O domingo da Oitava da Páscoa dedicado à misericórdia, a de Deus para com os pecadores e à dos perdoados para com outros pecadores. A primitiva comunidade cristã descrita nos Atos dos Apóstolos vivia em oração, partilha do pão, unida, dividindo os bens e o dinheiro segundo as necessidades de cada um (cf. At. 2, 43-45), quase o oposto das sociedades atuais com exceção de algumas manchas de vida humana ética e cristã a sério. Pode perguntar-se como era possível? Pela conversão cristã aceitavam a igual dignidade de todos, associada ao dom da misericórdia e perdão, recebido e dado. O Evangelho e os exemplos de Jesus mostram o “sistema social” inclusivo modelo. Constitui uma teo-antropologia, de Deus e do homem, que não deixava ninguém de fora nem roubava a dignidade humana aos mais fracos.
Neste sentido contraria tantos sistemas e teorias humanas, de direita e de esquerda, comunistas e nazistas, totalitárias ou de liberalismo selvagem, tecidas de rejeição e desprezo. Uma ideologia massifica as pessoas, a outra, à maneira de Nietzsche, exclue fracos e doentes; e inspirou outros filósofos a defender a sustentabilidade da espécie humana deixando morrer os deficientes, doentes e pobres. As duas correntes alastraram e liquidaram mais de 100 milhões, a primeira; a outra mais de dez milhões entre judeus, doentes, deficientes e ciganos para purificar a raça ariana e deixar só os saudáveis e fortes.

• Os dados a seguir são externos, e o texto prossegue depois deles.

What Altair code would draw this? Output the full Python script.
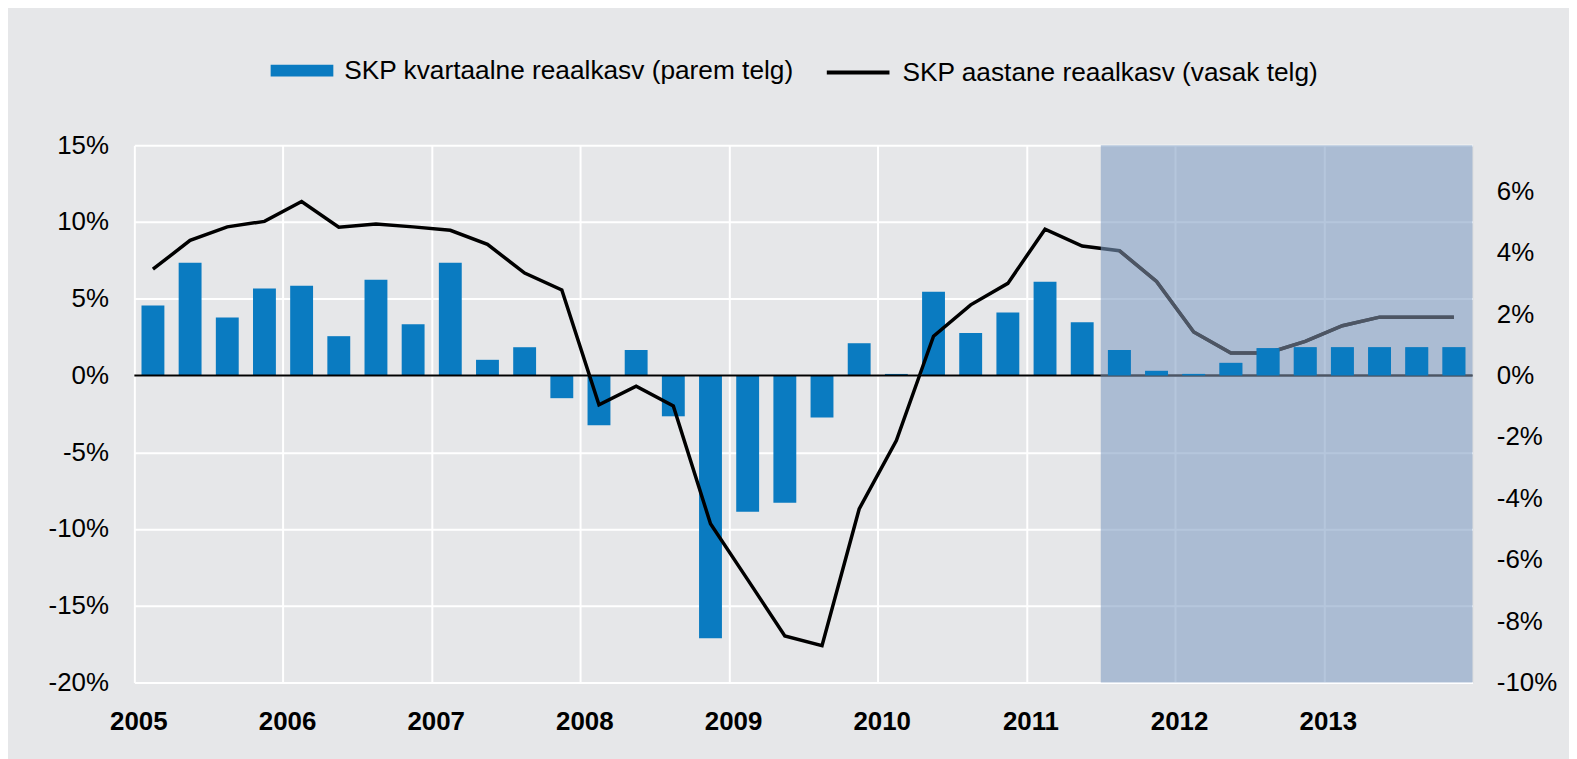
import altair as alt
import pandas as pd

FONT = "Liberation Sans"
BLUE = "#0A7BC1"
SHADE = "#809DC3"
FC_GRAY = "#4D5563"

LBL_BAR = "SKP kvartaalne reaalkasv (parem telg)"
LBL_LINE = "SKP aastane reaalkasv (vasak telg)"

# quarters 2005 Q1 ... 2013 Q4
aastad = list(range(2005, 2014))
kvartalid = [f"{a} Q{k}" for a in aastad for k in range(1, 5)]

# quarterly real growth (right axis, %)
kvartaalne = [2.28, 3.67, 1.89, 2.83, 2.92, 1.28, 3.12, 1.67,
              3.67, 0.51, 0.92, -0.74, -1.62, 0.83, -1.33, -8.56,
              -4.44, -4.15, -1.37, 1.05, 0.05, 2.73, 1.38, 2.05,
              3.05, 1.73, 0.83, 0.15, 0.05, 0.41, 0.89, 0.92,
              0.92, 0.92, 0.92, 0.92]

# annual real growth (left axis, %)
aastane = [6.92, 8.8, 9.68, 10.04, 11.33, 9.66, 9.87, 9.68,
           9.46, 8.54, 6.67, 5.57, -1.91, -0.7, -1.98, -9.66,
           -13.3, -16.97, -17.6, -8.7, -4.24, 2.56, 4.6, 6.0,
           9.53, 8.43, 8.13, 6.13, 2.83, 1.46, 1.46, 2.22,
           3.24, 3.8, 3.8, 3.8]

# forecast period (shaded)
prognoos_algus = [2011.5]
prognoos_lopp = [2014.0]

vasak_tickid = [-20, -15, -10, -5, 0, 5, 10, 15]
parem_tickid = [-10, -8, -6, -4, -2, 0, 2, 4, 6]

t = [aastad[0] + (i + 0.5) / 4 for i in range(len(kvartalid))]
df = pd.DataFrame({
    "kvartal": kvartalid,
    "t": t,
    "q": kvartaalne,
    "a": aastane,
    "b0": [0.0] * len(kvartalid),
    "s_bar": [LBL_BAR] * len(kvartalid),
    "s_line": [LBL_LINE] * len(kvartalid),
})
df_shade = pd.DataFrame({"s": prognoos_algus, "e": prognoos_lopp, "z": [0.0]})
df_zero = pd.DataFrame({"z": [0.0]})

x_scale = alt.Scale(domain=[2005, 2014], nice=False, zero=False, padding=0)
left_scale = alt.Scale(domain=[-20, 15], nice=False, zero=False)
right_scale = alt.Scale(domain=[-10, 7.5], nice=False, zero=False)

x_axis = alt.Axis(values=aastad, format="d", title=None, grid=True,
                  gridColor="white", gridWidth=2, domain=False, ticks=False,
                  labelFont=FONT, labelFontSize=26, labelFontWeight="bold",
                  labelColor="black", labelPadding=26, labelOffset=4,
                  labelFlush=False, labelOverlap=False)
left_axis = alt.Axis(values=vasak_tickid, labelExpr="datum.value + '%'",
                     title=None, grid=True, gridColor="white", gridWidth=2,
                     domain=False, ticks=False, orient="left",
                     labelFont=FONT, labelFontSize=26, labelColor="black",
                     labelPadding=26, labelFlush=False, labelOverlap=False)
right_axis = alt.Axis(values=parem_tickid, labelExpr="datum.value + '%'",
                      title=None, grid=False, domain=False, ticks=False,
                      orient="right", labelFont=FONT, labelFontSize=26,
                      labelColor="black", labelPadding=24, labelFlush=False,
                      labelOverlap=False)

X = alt.X("t:Q", scale=x_scale, axis=x_axis)

bar_legend = alt.Legend(orient="none", legendX=137, legendY=-106.5, title=None,
                        symbolType="M-1,-0.19H1V0.19H-1Z", symbolSize=3969,
                        symbolStrokeWidth=0, labelFont=FONT, labelFontSize=26.4,
                        labelColor="black", labelOffset=11, labelLimit=1000,
                        padding=0)
line_legend = alt.Legend(orient="none", legendX=694, legendY=-106.5, title=None,
                         symbolType="stroke", symbolSize=3969,
                         symbolStrokeWidth=4, labelFont=FONT, labelFontSize=26.4,
                         labelColor="black", labelOffset=11, labelLimit=1000,
                         padding=0)

base = alt.Chart(df)

bars = base.mark_bar(size=23).encode(
    x=X,
    y=alt.Y("q:Q", scale=right_scale, axis=right_axis),
    y2="b0:Q",
    color=alt.Color("s_bar:N", scale=alt.Scale(domain=[LBL_BAR], range=[BLUE]),
                    legend=bar_legend),
)

zero_rule = alt.Chart(df_zero).mark_rule(color="black", strokeWidth=2).encode(
    y=alt.Y("z:Q", scale=left_scale, axis=None)
)

line = base.mark_line(strokeWidth=3.5).encode(
    x=X,
    y=alt.Y("a:Q", scale=left_scale, axis=left_axis),
    stroke=alt.Stroke("s_line:N", scale=alt.Scale(domain=[LBL_LINE], range=["black"]),
                      legend=line_legend),
)

shade = alt.Chart(df_shade).mark_rect(color=SHADE, opacity=0.58).encode(
    x=alt.X("s:Q", scale=x_scale, axis=x_axis),
    x2="e:Q",
)

zero_fc = alt.Chart(df_shade).mark_rule(color=FC_GRAY, strokeWidth=2).encode(
    x=alt.X("s:Q", scale=x_scale, axis=x_axis),
    x2="e:Q",
    y=alt.Y("z:Q", scale=left_scale, axis=None),
)

line_fc = base.transform_filter(
    alt.datum.t > prognoos_algus[0]
).mark_line(strokeWidth=3.5, color=FC_GRAY).encode(
    x=X,
    y=alt.Y("a:Q", scale=left_scale, axis=None),
)

bars_fc = base.transform_filter(
    alt.datum.t > prognoos_algus[0]
).mark_bar(size=23, color=BLUE).encode(
    x=X,
    y=alt.Y("q:Q", scale=right_scale, axis=None),
    y2="b0:Q",
)

chart = alt.layer(bars, zero_rule, line, shade, zero_fc, line_fc, bars_fc).resolve_scale(
    y="independent", color="independent", stroke="independent"
).properties(
    width=1345,
    height=540,
    autosize=alt.AutoSizeParams(type="none"),
    padding={"left": 127, "top": 136, "right": 97, "bottom": 75},
    background="#E6E7E9",
).configure_view(stroke=None).configure(font=FONT)

chart.save("out.html", embed_options={"renderer": "svg", "actions": False})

O Evangelho proclama que ajudar os doentes e pobres é relação de irmãos com a mesma dignidade, a quem se perdoa e ajuda. A maior pobreza a que se sujeitam os pobres é a privação da sua dignidade humana por aqueles que os tratam sem empatia e respeito, e os considerem indignos de serem socorridos. Aqueles investigadores de psicologia social da universidade de Berkley, e doutras, têm vindo a demonstrar que se todos podem ser insensíveis às pessoas de estratos sociais mais baixos, são, no entanto, os muito ricos que sobem mais nas escalas da indiferença e frieza para com os elos mais fracos. E precisamente em proporção com o dinheiro que acumulam.
Os dados impressionantes destas investigações têm antecedentes em Aristóteles, em Cristo e na história de usurários. Os males do dinheiro pelo dinheiro emergem nas questões da fuga aos impostos, lavagem de dinheiro, enriquecimento ilegal e negócios sujos. Cristo foi claro: é mais fácil entrar um camelo pelo fundo de uma agulha que o um rico entrar no reino de Deus…Resta esperar que, por fim, se limpe e arrume a casa comum da humanidade e se mobile com a empatia e justiça social. Por isso, acabei de assinar um pedido ao Grupo dos 20 (G20) para que os mega ricos paguem os impostos que devem aos milhões de pobres do mundo.